Depois da derrubada do regime do Taleban, a nova Constituição afegã estabeleceu a igualdade de “todos os cidadãos perante a lei”, sem diferenciar entre homens e mulheres. Em consequência, as afegãs podem votar nas eleições, candidatar-se e servir em qualquer cargo oficial. As novas autoridades também suprimiram a obrigação de usar a burqa (a vestimenta parecida com uma barraca de acampar com apenas uns buracos à altura dos olhos) para sair na rua.
ONGs e ativistas pelos direitos humanos reconhecem que desde então foram aprovadas novas leis emendando as outras para acabar com a discriminação. Também se fixaram quotas para a participação das afegãs nas instituições (elas têm reservadas 25% das cadeiras do Parlamento), melhorou o acesso à saúde e à educação, e estabeleceu-se um Ministério de Assuntos da Mulher para desenvolver projetos que ajudem o desenvolvimento das mulheres.
Entretanto, esses avanços sobre o papel só se transferiram para a sociedade nas cidades. Muitas famílias, sobretudo nas zonas rurais, ainda limitam a liberdade e a participação na vida pública de suas mães, esposas, filhas e irmãs. Entretanto são frequentes os casamentos forçados (entre 60% e 80%, segundo a ONU), com meninas menores de 16 anos (57%) e em algumas regiões se nega a educação básica às meninas, quer seja por considerá-la inapropriada ou por medo dos ataques dos extremistas contra as escolas femininas.

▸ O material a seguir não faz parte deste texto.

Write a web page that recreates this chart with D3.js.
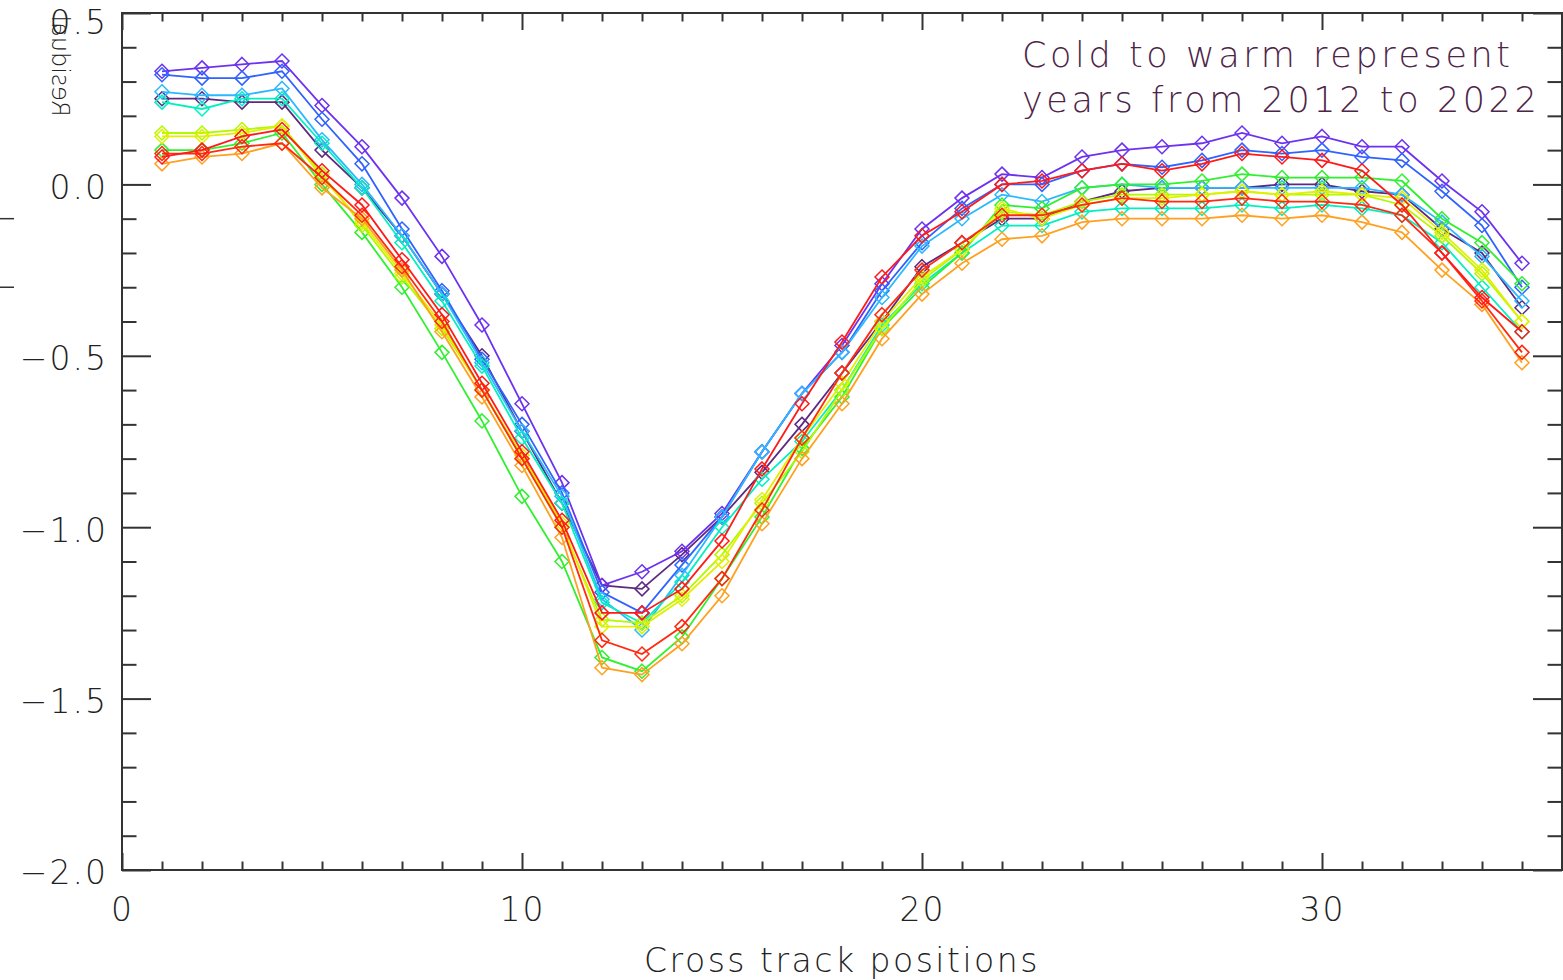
<!DOCTYPE html>
<html>
<head>
<meta charset="utf-8">
<script src="https://cdn.jsdelivr.net/npm/d3@7"></script>
<style>
  html, body { margin: 0; padding: 0; background: #fff; }
  svg text { font-family: "DejaVu Sans", sans-serif; font-weight: 200; }
</style>
</head>
<body>
<svg id="chart"></svg>
<script>
// cross track positions 1..35
const positions = d3.range(1, 36);

// one residual series per year, cold (2012) to warm (2022)
const years = [2012, 2013, 2014, 2015, 2016, 2017, 2018, 2019, 2020, 2021, 2022];
const colors = ['#5e2a80', '#6c32f0', '#2f62ff', '#2cb8ff', '#00f0c0', '#30f030',
                '#b4f800', '#e2f000', '#ffa020', '#ff2a10', '#ff1a1a'];

const r2012 = [0.25,0.25,0.24,0.24,0.10,-0.01,-0.15,-0.32,-0.50,-0.72,-0.93,-1.17,-1.18,-1.08,-0.97,-0.84,-0.70,-0.55,-0.40,-0.24,
               -0.17,-0.10,-0.10,-0.05,-0.02,-0.01,-0.01,-0.01,0.00,0.00,-0.02,-0.03,-0.13,-0.20,-0.36];
const r2013 = [0.33,0.34,0.35,0.36,0.23,0.11,-0.04,-0.21,-0.41,-0.64,-0.87,-1.17,-1.13,-1.07,-0.96,-0.78,-0.61,-0.47,-0.29,-0.13,
               -0.04,0.03,0.02,0.08,0.10,0.11,0.12,0.15,0.12,0.14,0.11,0.11,0.01,-0.08,-0.23];
const r2014 = [0.32,0.31,0.31,0.33,0.19,0.06,-0.13,-0.31,-0.51,-0.70,-0.90,-1.19,-1.25,-1.11,-0.97,-0.78,-0.61,-0.49,-0.31,-0.17,
               -0.07,0.00,0.00,0.04,0.06,0.05,0.07,0.10,0.09,0.10,0.08,0.07,-0.02,-0.12,-0.30];
const r2015 = [0.27,0.26,0.26,0.28,0.13,0.00,-0.15,-0.32,-0.52,-0.72,-0.91,-1.21,-1.30,-1.14,-0.97,-0.78,-0.61,-0.49,-0.33,-0.18,
               -0.10,-0.03,-0.05,-0.01,0.00,-0.01,-0.01,-0.01,-0.01,-0.01,-0.01,-0.03,-0.11,-0.21,-0.34];
const r2016 = [0.24,0.22,0.25,0.25,0.12,-0.01,-0.17,-0.34,-0.53,-0.74,-0.93,-1.22,-1.28,-1.16,-1.00,-0.86,-0.75,-0.60,-0.41,-0.29,
               -0.20,-0.12,-0.12,-0.08,-0.07,-0.07,-0.07,-0.06,-0.07,-0.06,-0.07,-0.09,-0.17,-0.30,-0.43];
const r2017 = [0.10,0.10,0.12,0.15,0.00,-0.14,-0.30,-0.49,-0.69,-0.91,-1.10,-1.38,-1.42,-1.32,-1.15,-0.97,-0.77,-0.62,-0.42,-0.30,
               -0.20,-0.06,-0.07,-0.01,0.00,0.00,0.01,0.03,0.02,0.02,0.02,0.01,-0.10,-0.17,-0.29];
const r2018 = [0.15,0.15,0.16,0.17,0.03,-0.12,-0.27,-0.42,-0.60,-0.80,-1.00,-1.27,-1.28,-1.20,-1.08,-0.93,-0.78,-0.60,-0.42,-0.28,
               -0.19,-0.08,-0.09,-0.05,-0.03,-0.03,-0.03,-0.02,-0.03,-0.03,-0.03,-0.06,-0.15,-0.26,-0.40];
const r2019 = [0.14,0.14,0.15,0.17,0.02,-0.11,-0.26,-0.41,-0.60,-0.79,-0.99,-1.29,-1.29,-1.21,-1.10,-0.92,-0.74,-0.58,-0.40,-0.27,
               -0.19,-0.07,-0.10,-0.06,-0.04,-0.04,-0.03,-0.02,-0.03,-0.02,-0.03,-0.04,-0.14,-0.25,-0.40];
const r2020 = [0.06,0.08,0.09,0.12,-0.01,-0.10,-0.25,-0.43,-0.62,-0.82,-1.03,-1.41,-1.43,-1.34,-1.20,-0.99,-0.80,-0.64,-0.45,-0.32,
               -0.23,-0.16,-0.15,-0.11,-0.10,-0.10,-0.10,-0.09,-0.10,-0.09,-0.11,-0.14,-0.25,-0.35,-0.52];
const r2021 = [0.09,0.09,0.11,0.12,0.02,-0.09,-0.24,-0.40,-0.60,-0.80,-1.00,-1.33,-1.37,-1.29,-1.15,-0.95,-0.74,-0.55,-0.38,-0.25,
               -0.17,-0.09,-0.09,-0.06,-0.04,-0.05,-0.05,-0.04,-0.05,-0.05,-0.06,-0.09,-0.20,-0.34,-0.49];
const r2022 = [0.08,0.10,0.14,0.16,0.04,-0.06,-0.22,-0.38,-0.58,-0.78,-0.98,-1.25,-1.25,-1.18,-1.04,-0.83,-0.64,-0.46,-0.27,-0.15,
               -0.08,0.00,0.01,0.04,0.06,0.04,0.06,0.09,0.08,0.07,0.04,-0.06,-0.20,-0.33,-0.43];
const residuals = [r2012, r2013, r2014, r2015, r2016, r2017, r2018, r2019, r2020, r2021, r2022];

const xMajor = [0, 10, 20, 30];
const yMajor = [-2.0, -1.5, -1.0, -0.5, 0.0, 0.5];
const xTitle = 'Cross track positions';
const yTitle = 'Residual';
const note = ['Cold to warm represent', 'years from 2012 to 2022'];

const width = 1563, height = 980;
const m = { left: 122, top: 13, right: 1562, bottom: 870 };

const svg = d3.select('#chart')
  .attr('width', width)
  .attr('height', height);

const x = d3.scaleLinear().domain([0, 36]).range([m.left, m.right]);
const y = d3.scaleLinear().domain([-2, 0.5]).range([m.bottom, m.top]);

const ink = '#333';
const fmtY = d => d3.format('.1f')(d).replace('-', '\u2212');

// frame
svg.append('rect')
  .attr('x', m.left).attr('y', m.top)
  .attr('width', m.right - m.left).attr('height', m.bottom - m.top)
  .attr('fill', 'none').attr('stroke', ink).attr('stroke-width', 2);

// IDL style ticks, inward on all four sides
const xMinor = d3.range(0, 37).filter(d => d % 10 !== 0);
const yMinor = d3.range(-20, 6).map(d => d / 10).filter(d => Math.round(d * 10) % 5 !== 0);

function styleAxis(g) {
  g.select('.domain').remove();
  g.selectAll('.tick line').attr('stroke', ink).attr('stroke-width', 2);
  g.selectAll('.tick text')
    .attr('fill', '#222')
    .style('font-size', '33px')
    .style('letter-spacing', '2px')
    .style('font-family', '"DejaVu Sans", sans-serif')
    .style('font-weight', 200);
}

svg.append('g').attr('transform', `translate(0,${m.bottom})`)
  .call(d3.axisBottom(x).tickValues(xMajor).tickSize(-17).tickPadding(28).tickFormat(d3.format('d')))
  .call(styleAxis);
svg.append('g').attr('transform', `translate(0,${m.bottom})`)
  .call(d3.axisBottom(x).tickValues(xMinor).tickSize(-8.5).tickFormat(''))
  .call(styleAxis);
svg.append('g').attr('transform', `translate(0,${m.top})`)
  .call(d3.axisTop(x).tickValues(xMajor).tickSize(-17).tickFormat(''))
  .call(styleAxis);
svg.append('g').attr('transform', `translate(0,${m.top})`)
  .call(d3.axisTop(x).tickValues(xMinor).tickSize(-8.5).tickFormat(''))
  .call(styleAxis);

const yAxis = svg.append('g').attr('transform', `translate(${m.left},0)`)
  .call(d3.axisLeft(y).tickValues(yMajor).tickSize(-29).tickPadding(14).tickFormat(fmtY))
  .call(styleAxis);
// labels sit a little below their ticks, the top one kept inside the page
yAxis.selectAll('.tick text')
  .attr('dy', d => d === 0.5 ? '0.62em' : '0.42em');

svg.append('g').attr('transform', `translate(${m.left},0)`)
  .call(d3.axisLeft(y).tickValues(yMinor).tickSize(-14.5).tickFormat(''))
  .call(styleAxis);
svg.append('g').attr('transform', `translate(${m.right},0)`)
  .call(d3.axisRight(y).tickValues(yMajor).tickSize(-29).tickFormat(''))
  .call(styleAxis);
svg.append('g').attr('transform', `translate(${m.right},0)`)
  .call(d3.axisRight(y).tickValues(yMinor).tickSize(-14.5).tickFormat(''))
  .call(styleAxis);

// stray marks left of the axis
svg.append('g').selectAll('line')
  .data([-0.1, -0.3])
  .enter().append('line')
  .attr('x1', 0).attr('x2', 14)
  .attr('y1', d => y(d)).attr('y2', d => y(d))
  .attr('stroke', ink).attr('stroke-width', 1.5);

// titles
svg.append('text')
  .attr('x', x(18)).attr('y', 972)
  .attr('text-anchor', 'middle')
  .attr('fill', '#222')
  .style('font-size', '33px')
  .style('letter-spacing', '2.5px')
  .text(xTitle);

svg.append('text')
  .attr('transform', 'translate(60,66) rotate(-90) scale(1,-1)')
  .attr('text-anchor', 'middle')
  .attr('dy', '0.35em')
  .attr('fill', '#222')
  .style('font-size', '24px')
  .text(yTitle);

// series
const line = d3.line()
  .x((d, i) => x(positions[i]))
  .y(d => y(d));

const series = svg.append('g')
  .selectAll('g')
  .data(residuals)
  .enter().append('g')
  .attr('stroke', (d, i) => colors[i])
  .attr('fill', 'none');

series.append('path')
  .attr('d', line)
  .attr('stroke-width', 1.8);

const diamond = 'M0,-7L7,0L0,7L-7,0Z';
series.selectAll('path.marker')
  .data(d => d)
  .enter().append('path')
  .attr('class', 'marker')
  .attr('d', diamond)
  .attr('stroke-width', 1.5)
  .attr('transform', (d, i) => `translate(${x(positions[i])},${y(d)})`);

// note
svg.append('g')
  .selectAll('text')
  .data(note)
  .enter().append('text')
  .attr('x', 1022)
  .attr('y', (d, i) => 67 + i * 45)
  .attr('fill', '#4e2548')
  .style('font-size', '35px')
  .style('letter-spacing', '3.6px')
  .text(d => d);
</script>
</body>
</html>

A ausência do Estado em amplas áreas do país torna impossível impor esses direitos ou estender o sistema de justiça, o que deixa as populações locais à mercê dos talebans ou de outros grupos armados. Essa insegurança impede também o acesso das ONG que trabalham para promover a emancipação da mulher através da saúde e do trabalho.
“Os direitos humanos estão sendo cada vez mais minados pela insegurança e a falta de respeito pelo Estado de Direito, um narcotráfico crescente, um sistema de justiça ineficaz, o governo ruim, a corrupção endêmica e a pobreza”, denunciou Horia Mosadiq, investigadora da Anistia Internacional, na véspera do encontro de Tóquio.
A situação é especialmente sangrante no caso das mulheres, cujo ponto de partida está muito abaixo da média nacional em todos os indicadores (87% são analfabetas em comparação a 57% dos homens, e sua expectativa de vida não passa dos 51 anos). Mas o pior é a violência. Num país onde as guerras se encadearam há quatro décadas, é uma mácula institucionalizada. De acordo com a ONG Oxfam, 87% das afegãs declaram ter padecido de violência física, sexual ou psicológica, ou de ser vítimas de um casamento forçado.